There are two ways to lift our living standards. Coasting isn't one of them - The Centre for Independent Studies

There are two ways to lift our living standards. Coasting isn’t one of them

News this week that the iron ore price has fallen to the lowest level in several years has economic commentators worried. Most of the commentary has focused on the impact of the price drop on the federal budget. It is predicted that the fall in price to less than $90 a ton will cost the budget $3 billion across the forward estimates — and may push us into deficit sooner than expected.

It is important to note from a fiscal perspective, all that is really happening is that the underlying structural deficit (i.e., the fact that our governments habitually spend more than they raise) has been exposed by a return to more normal global economic conditions.

In truth, neither Labor nor the previous Coalition government was willing to take the unpopular but necessary steps that would have brought the budget back into a more structurally neutral position.

The previous government focused its efforts on bending down the future path of expenditure, while relying on bracket creep to slowly bring revenue up to the level of expenses. The glacial progress achieved under a softly, slowly approach was always at risk when an economic shock appeared.

In fact, when Covid swept away the guardrails, the government abruptly capitulated and opened the spending taps to maximum.

The current government, critical as it was during the pandemic that the then government wasn’t spending enough, has simply ploughed ahead with its spending agenda. It has shown no more regard for the effect of its spending on the budget than it has for its effect on inflation.

Nevertheless, a return to deficit may stop some Labor partisans from pretending that it was Labor’s superior economic management that produced the recent run of budget surpluses.

However, this is far from guaranteed. Political partisans have never let the facts get in the way of their preferred narrative.

The government itself has largely had the good sense to keep its surplus spruiking to a minimum. One reason was undoubtedly an understanding that the surplus was driven by temporary economic tailwinds.

It is also likely they didn’t want to revive the public perception that a budget surplus is a sine qua non of good economic policy.

Of course, it may be that the drop in iron ore prices is temporary, and the hit on the budget never materialises. Australia has been exceptionally fortunate for decades, in that global economic forces have lined up to our benefit, especially with respect to timing.

There is no better example than our lucky escape from the worst of the GFC.

While any loss in revenue is bad news from a budgetary perspective — especially given our recent accumulation of government debt — it is not in fact the most important part of this story.

The bigger issue is that Australia has effectively been economically coasting for two decades off the back of several booms in mining revenue.

To understand why this is a problem requires us to take a step back. In essence, there are two ways living standards can increase.

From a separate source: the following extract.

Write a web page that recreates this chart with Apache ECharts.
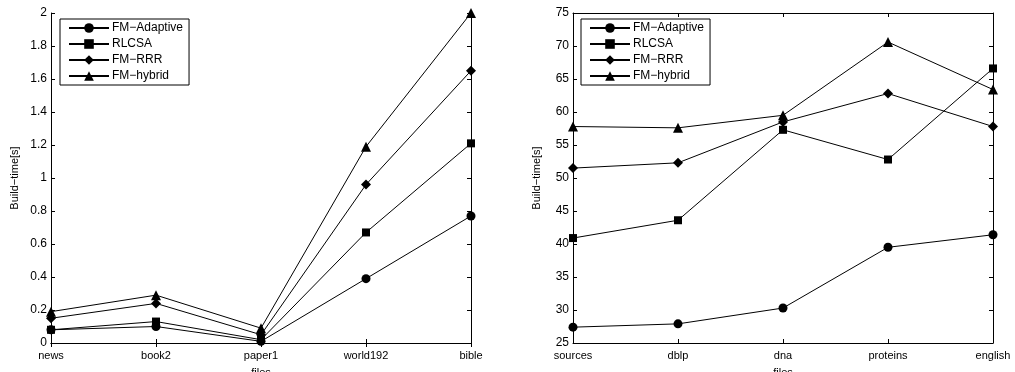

One, by far the more reliable path and the most important in the long term, is to boost productivity. Productivity is basically just how much we can make per worker. As that increases, so too do wages.

The other, far less predictable and more erratic, is to hope for an improvement in the terms of trade. Essentially, this means that we can buy more imports compared to our exports, thus making us richer.

Unfortunately, while the terms of trade can go up and make us richer, they can also go down and make us poorer. This is why productivity means almost everything in the long run.

Australia has had favourable luck with its terms of trade now for several decades, at least in part because of the seemingly insatiable desire by Chinese markets for Australian exports.

While, as noted above, this has generated significant revenue for the government, more importantly it has also fed through into continual improvements in our living standards.

Undeniably this has been a good thing. However, it has enabled Australia to largely ignore the need for productivity-enhancing economic reforms for more than two decades. Indeed, the general thrust of economic reform following the GST has been harmful for productivity.

We have re-regulated the labour market on multiple occasions, with the effects of the last round of regulation still yet to be felt throughout the economy. We have fiddled at the very edges of tax settings while many other countries have aggressively courted investment by lowering their corporate tax rates.

We have passed millions of pages of new regulations aimed at policing the behaviour of companies rather than enabling competition. We have bailed out businesses that should have failed. We have imposed dumping duties on countries trying to sell us cheaper goods.

And we have watched on as global free trade has become a dirty word.

It should hardly be a surprise that productivity growth in Australia is low, given how little we have done to improve it.

Yet we have not suffered for our ignorance because of the effects of the reforms of the 80s and 90s and the terms of trade booms of the 2000s and 2010s.

If the tide of good times is flowing out in the mid-2020s, we may be forced to deal with all the junk we dumped in the harbour while imagining it was going to float out to sea.

In truth, regardless of whether this is a temporary blip in iron ore prices or a permanent decline, eventually our terms of trade will normalise.

At that point, our living standards will depend on our productivity performance. That’s not a comforting thought.

Simon Cowan is Research Director at the Centre for Independent Studies.